Prof Kumalo also noted that administrators and stakeholders of institutions ought to put institutions first, ahead of their own egos.
He said, “When you reflect on the administrators of these institutions that have survived for so long, you get to see that on their agenda has always been the institution rather than their individual preferences and egos. We must learn to put institutions ahead of our egos and agendas. Institutions are more important than individuals. Individuals come and go but institutions remain.”
We can also develop this culture through education, exposure and interaction with institutions in the developed world, Prof Kumalo said.
“We should appreciate that we need to learn from other cultures. They are not perfect. They have many shortcomings of their own. We may hate them but the fact is that they are far ahead of us. It is true that we do not want to be recolonised but maybe we have taken the whole idea of decolonisation too far because some of the trends and systems of the former colonisers are actually good for our progress to catch up with the world.
“When world renowned Cambridge physicist, Prof Stephen Hawking died, I was in Cambridge. Donations that were collected at his funeral were used to buy food for the poor and the homeless in the city, not to feed the mourners. There was no feast. It was just tea and cake. The bulk of the donations went to the poor. That is progress. Progress is not buying expensive caskets, having a huge motorcade of black cars or having a huge feast at a funeral. That is not progress. It takes people who have developed to a certain level to know what progress is and what it is not.
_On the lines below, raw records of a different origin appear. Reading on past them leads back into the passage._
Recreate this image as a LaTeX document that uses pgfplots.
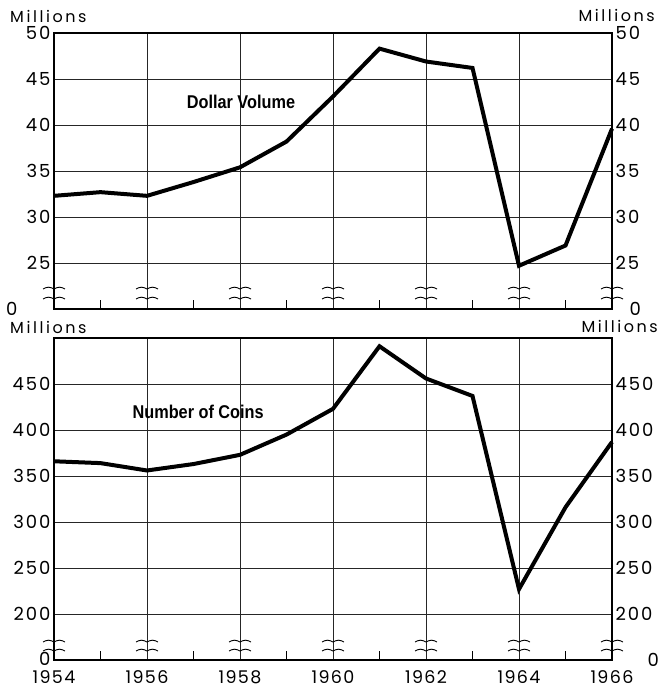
\documentclass[border=0pt]{standalone}
\usepackage{pgfplots}
\pgfplotsset{compat=1.18}
\usepackage{fontspec}
\setmainfont{Poppins}
\newfontfamily\tickfont[LetterSpace=11]{Poppins}
\newfontfamily\yearfont[LetterSpace=8]{Poppins}
\newfontfamily\milfont[LetterSpace=16]{Poppins}
\newfontfamily\lblfont[FakeStretch=0.88]{Liberation Sans}
\tikzset{wv/.style={line width=0.9pt, black}}
\begin{document}
\begin{tikzpicture}[x=1pt,y=1pt]
\useasboundingbox (0,0) rectangle (658,691);
\pgfplotsset{
  base/.style={
    scale only axis, width=558pt,
    clip=false,
    xmin=1954, xmax=1966,
    xtick={1954,1956,...,1966},
    minor xtick={1955,1957,...,1965},
    xtick pos=left,
    ytick pos=left,
    major tick length=0pt,
    minor tick length=9pt,
    tick align=inside,
    minor tick style={line width=1pt, black},
    xmajorgrids, ymajorgrids,
    grid style={black!85, line width=0.6pt},
    axis line style={line width=1.3pt},
    yticklabel style={font=\tickfont\fontsize{18}{18}\selectfont},
    xticklabel style={font=\yearfont\fontsize{17.5}{17.5}\selectfont, inner sep=1pt, text depth=0pt, yshift=-9pt},
  },
  rightax/.style={
    scale only axis, width=558pt,
    xmin=1954, xmax=1966,
    hide x axis,
    axis y line*=right,
    ytick pos=right, yticklabel pos=right,
    major tick length=0pt,
    axis line style={line width=1.3pt},
    yticklabel style={font=\tickfont\fontsize{18}{18}\selectfont},
  },
}
% ---------- top panel ----------
\begin{axis}[base, at={(54pt,382pt)}, anchor=south west, height=276pt,
  ymin=20, ymax=50,
  ytick={20,25,30,35,40,45,50},
  yticklabels={0\rule{33pt}{0pt},25,30,35,40,45,50},
  xticklabels={}]
\addplot[black, line width=4pt, line join=miter] coordinates {
 (1954,32.3) (1955,32.7) (1956,32.3) (1957,33.8) (1958,35.4) (1959,38.2)
 (1960,43.1) (1961,48.3) (1962,46.9) (1963,46.2) (1964,24.7) (1965,26.9) (1966,39.6)};
\node[font=\lblfont\bfseries\fontsize{18.5}{18.5}\selectfont] at (axis cs:1958.02,42.5) {Dollar Volume};
\pgfplotsinvokeforeach{1954,1956,...,1966}{
  \draw[wv] (axis cs:#1,20) ++(-11pt,20pt) sin ++(5.5pt,1.8pt) cos ++(5.5pt,-1.8pt) sin ++(5.5pt,1.8pt) cos ++(5.5pt,-1.8pt);
  \draw[wv] (axis cs:#1,20) ++(-11pt,10pt) sin ++(5.5pt,1.8pt) cos ++(5.5pt,-1.8pt) sin ++(5.5pt,1.8pt) cos ++(5.5pt,-1.8pt);
}
\node[font=\milfont\fontsize{16}{16}\selectfont, anchor=base west, inner sep=0pt] at ([xshift=-44pt,yshift=10pt]rel axis cs:0,1) {Millions};
\node[font=\milfont\fontsize{16}{16}\selectfont, anchor=base east, inner sep=0pt] at ([xshift=43pt,yshift=11pt]rel axis cs:1,1) {Millions};
\end{axis}
\begin{axis}[rightax, at={(54pt,382pt)}, anchor=south west, height=276pt,
  ymin=20, ymax=50,
  ytick={20,25,30,35,40,45,50},
  yticklabels={\rule{14pt}{0pt}0,25,30,35,40,45,50}]
\end{axis}
% ---------- bottom panel ----------
\begin{axis}[base, at={(54pt,31pt)}, anchor=south west, height=322pt,
  ymin=150, ymax=500,
  ytick={150,200,250,300,350,400,450},
  yticklabels={\raisebox{2.5pt}{0},200,250,300,350,400,450},
  xticklabels={1954,1956,1958,1960,1962,1964,1966}]
\addplot[black, line width=4pt, line join=miter] coordinates {
 (1954,366) (1955,364) (1956,356) (1957,363) (1958,373) (1959,395)
 (1960,423) (1961,491) (1962,456) (1963,437) (1964,227) (1965,316) (1966,387)};
\node[font=\lblfont\bfseries\fontsize{18.5}{18.5}\selectfont] at (axis cs:1957.1,420) {Number of Coins};
\pgfplotsinvokeforeach{1954,1956,...,1966}{
  \draw[wv] (axis cs:#1,150) ++(-11pt,18pt) sin ++(5.5pt,1.8pt) cos ++(5.5pt,-1.8pt) sin ++(5.5pt,1.8pt) cos ++(5.5pt,-1.8pt);
  \draw[wv] (axis cs:#1,150) ++(-11pt,9pt) sin ++(5.5pt,1.8pt) cos ++(5.5pt,-1.8pt) sin ++(5.5pt,1.8pt) cos ++(5.5pt,-1.8pt);
}
\node[font=\milfont\fontsize{16}{16}\selectfont, anchor=base west, inner sep=0pt] at ([xshift=-44pt,yshift=4pt]rel axis cs:0,1) {Millions};
\node[font=\milfont\fontsize{16}{16}\selectfont, anchor=base east, inner sep=0pt] at ([xshift=46pt,yshift=5pt]rel axis cs:1,1) {Millions};
\end{axis}
\begin{axis}[rightax, at={(54pt,31pt)}, anchor=south west, height=322pt,
  ymin=150, ymax=500,
  ytick={150,200,250,300,350,400,450},
  yticklabels={\rule{32pt}{0pt}0,200,250,300,350,400,450}]
\end{axis}
\end{tikzpicture}
\end{document}
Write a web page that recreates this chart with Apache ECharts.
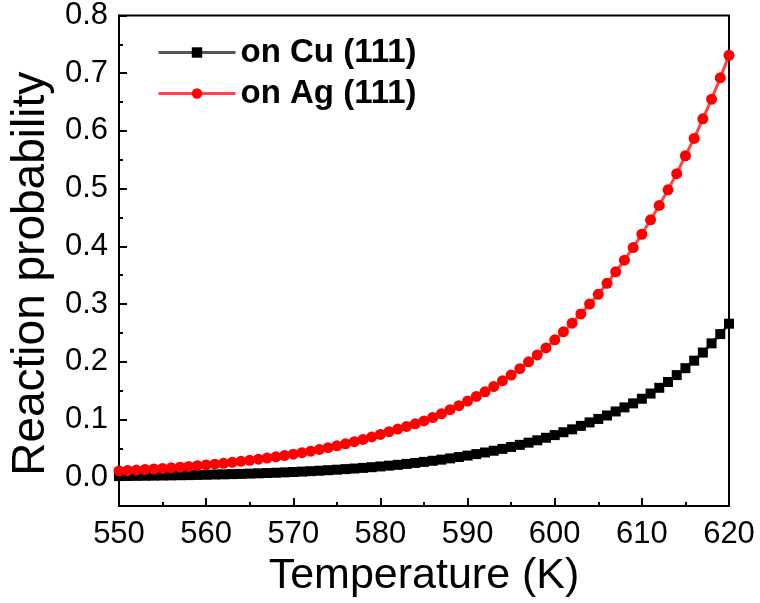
<!DOCTYPE html>
<html>
<head>
<meta charset="utf-8">
<script src="https://cdn.jsdelivr.net/npm/echarts@6/dist/echarts.min.js"></script>
<style>html,body{margin:0;padding:0;background:#fff}#c{width:760px;height:603px}</style>
</head>
<body>
<div id="c"></div>
<script>
const temperatures = [550,551,552,553,554,555,556,557,558,559,560,561,562,563,564,565,566,567,568,569,570,571,572,573,574,575,576,577,578,579,580,581,582,583,584,585,586,587,588,589,590,591,592,593,594,595,596,597,598,599,600,601,602,603,604,605,606,607,608,609,610,611,612,613,614,615,616,617,618,619,620];
const cuValues = [0.0020,0.0022,0.0024,0.0026,0.0028,0.0030,0.0032,0.0035,0.0037,0.0040,0.0043,0.0047,0.0050,0.0054,0.0058,0.0063,0.0068,0.0073,0.0078,0.0084,0.0091,0.0098,0.0105,0.0113,0.0122,0.0131,0.0141,0.0151,0.0162,0.0174,0.0187,0.0201,0.0215,0.0231,0.0248,0.0266,0.0285,0.0305,0.0327,0.0350,0.0375,0.0401,0.0429,0.0459,0.0491,0.0525,0.0561,0.0599,0.0640,0.0684,0.0730,0.0780,0.0830,0.0890,0.0950,0.1010,0.1070,0.1140,0.1210,0.1280,0.1360,0.1450,0.1550,0.1650,0.1770,0.1890,0.2020,0.2160,0.2320,0.2480,0.2660];
const agValues = [0.0110,0.0117,0.0125,0.0134,0.0143,0.0153,0.0164,0.0175,0.0187,0.0200,0.0213,0.0227,0.0242,0.0258,0.0275,0.0293,0.0312,0.0332,0.0353,0.0375,0.0400,0.0425,0.0452,0.0481,0.0512,0.0545,0.0580,0.0617,0.0656,0.0698,0.0742,0.0790,0.0835,0.0880,0.0925,0.0975,0.1035,0.110,0.117,0.124,0.132,0.140,0.148,0.157,0.167,0.177,0.188,0.200,0.212,0.224,0.238,0.252,0.267,0.283,0.300,0.317,0.336,0.356,0.376,0.398,0.421,0.446,0.471,0.498,0.526,0.557,0.587,0.621,0.655,0.692,0.731];
const yMajorTicks = [0,0.1,0.2,0.3,0.4,0.5,0.6,0.7,0.8];
const yMinorTicks = [0.05,0.15,0.25,0.35,0.45,0.55,0.65,0.75];
const seriesNames = ['on Cu (111)','on Ag (111)'];

const FONT = '"Liberation Sans", Arial, sans-serif';
const chart = echarts.init(document.getElementById('c'), null, {renderer:'canvas'});
chart.setOption({
  animation:false,
  backgroundColor:'#fff',
  grid:{left:113,right:31,top:15,bottom:95,show:true,borderColor:'#000',borderWidth:2,backgroundColor:'transparent'},
  legend:{
    orient:'vertical', left:152, top:31, itemWidth:77, itemHeight:13, itemGap:8,
    lineStyle:{width:3},
    textStyle:{fontFamily:FONT,fontWeight:'bold',fontSize:33,color:'#000',padding:[0,0,0,0]},
    data:seriesNames
  },
  xAxis:{
    type:'value', min:550, max:620, interval:10,
    name:'Temperature (K)', nameLocation:'middle', nameGap:47,
    nameTextStyle:{fontFamily:FONT,fontSize:43,color:'#000'},
    axisLine:{show:true,onZero:false,lineStyle:{color:'#000',width:2}},
    axisTick:{show:true,inside:true,length:8,lineStyle:{color:'#000',width:2}},
    minorTick:{show:true,splitNumber:2,length:4,lineStyle:{color:'#000',width:2}},
    axisLabel:{fontFamily:FONT,fontSize:31,color:'#000',margin:13},
    splitLine:{show:false}
  },
  yAxis:[{
    type:'value', min:-0.05, max:0.8,
    name:'Reaction probability', nameLocation:'middle', nameGap:52,
    nameTextStyle:{fontFamily:FONT,fontSize:46,color:'#000',padding:[0,0,0,-26]},
    axisLine:{show:true,onZero:false,lineStyle:{color:'#000',width:2}},
    axisTick:{show:true,inside:true,length:8,customValues:yMajorTicks,lineStyle:{color:'#000',width:2}},
    axisLabel:{fontFamily:FONT,fontSize:31,color:'#000',margin:11,customValues:yMajorTicks,formatter:v=>v.toFixed(1)},
    splitLine:{show:false}
  },{
    type:'value', min:-0.05, max:0.8, position:'left',
    axisLine:{show:false},
    axisTick:{show:true,inside:true,length:4,customValues:yMinorTicks,lineStyle:{color:'#000',width:2}},
    axisLabel:{show:false},
    splitLine:{show:false}
  }],
  series:[{
    name:seriesNames[0], type:'line', yAxisIndex:0,
    data:temperatures.map((t,i)=>[t,cuValues[i]]),
    symbol:'rect', symbolSize:10, showAllSymbol:true, clip:false,
    lineStyle:{color:'#555',width:3},
    itemStyle:{color:'#000'}
  },{
    name:seriesNames[1], type:'line', yAxisIndex:0,
    data:temperatures.map((t,i)=>[t,agValues[i]]),
    symbol:'circle', symbolSize:11, showAllSymbol:true, clip:false,
    lineStyle:{color:'#f44',width:3},
    itemStyle:{color:'#f00'}
  }]
});
</script>
</body>
</html>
“I hear some people say we want to do things our own way. But what is our own way in a global society? Probably the one thing that is African is Ubuntu. Even that is just a rhetoric. If it was real, we would not have fought all those ethnic wars in the past. Ubuntu was not obliterated by whites; they found us fighting with one another. It was the survival of the fittest in the middle of Ubuntu. So it has got its limitations and we need to accept that. I do not mean that it cannot add value but I mean that it is not a magic pill that we sometimes make it. So even what is our own needs what is from others. Thus exposure to these institutions, interaction with international scholars will enable us to move forward. For a small emerging institution like SMMS to be associated with Wesley House which has been around for decades adds immense value to the institution,” Prof Kumalo said.